In a homelab with two endpoints and one Suricata sensor, expect roughly 1 to 2 GB of indexed events per day at default verbosity. Plan 30 to 60 GB if you want to keep a 30-day retention. Compressed snapshots to object storage are an option once you outgrow the local disk.
What about OSSEC or Velociraptor instead of Wazuh?
OSSEC is the project Wazuh forked from; it is leaner but missing the dashboard and the modern rule sets. Velociraptor is a different beast — endpoint forensics and DFIR rather than a SOC pipeline. The healthiest learning order in 2026 is Wazuh first (you get the SIEM mindset), Velociraptor second (you get the forensic mindset), OSSEC third only if you have a specific reason.
Can I add MISP for threat intelligence?
Yes, and it is a natural next step. MISP runs as an additional VM, pulls feeds, and exposes a REST API. Wazuh can correlate inbound IPs and hashes against MISP indicators using a custom integration script. Plan it for week two of the homelab; do not bite it off on day one.
Is this enough to call myself “SOC-ready”?

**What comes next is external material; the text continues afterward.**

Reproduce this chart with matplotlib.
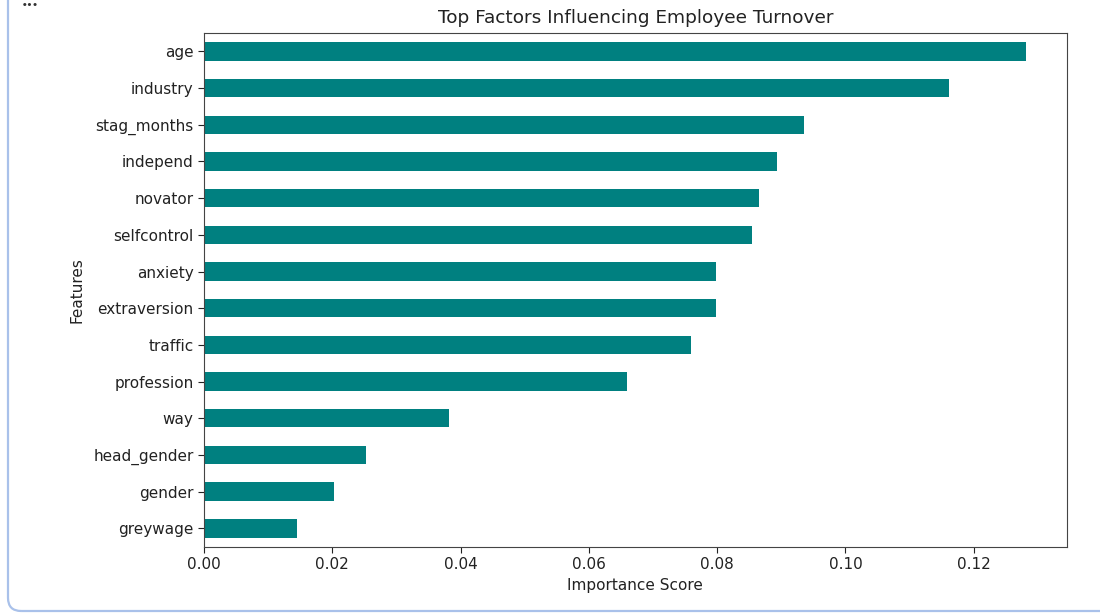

Building the stack gives you the platform vocabulary. The real SOC-ready milestone is when you can describe a complete incident: someone scans the perimeter, Suricata flags it, Wazuh correlates with a failed login, you triage in Kibana, write a short post-incident note, and tune the rule that fired. Aim to walk through that loop end-to-end at least three times with three different attack patterns.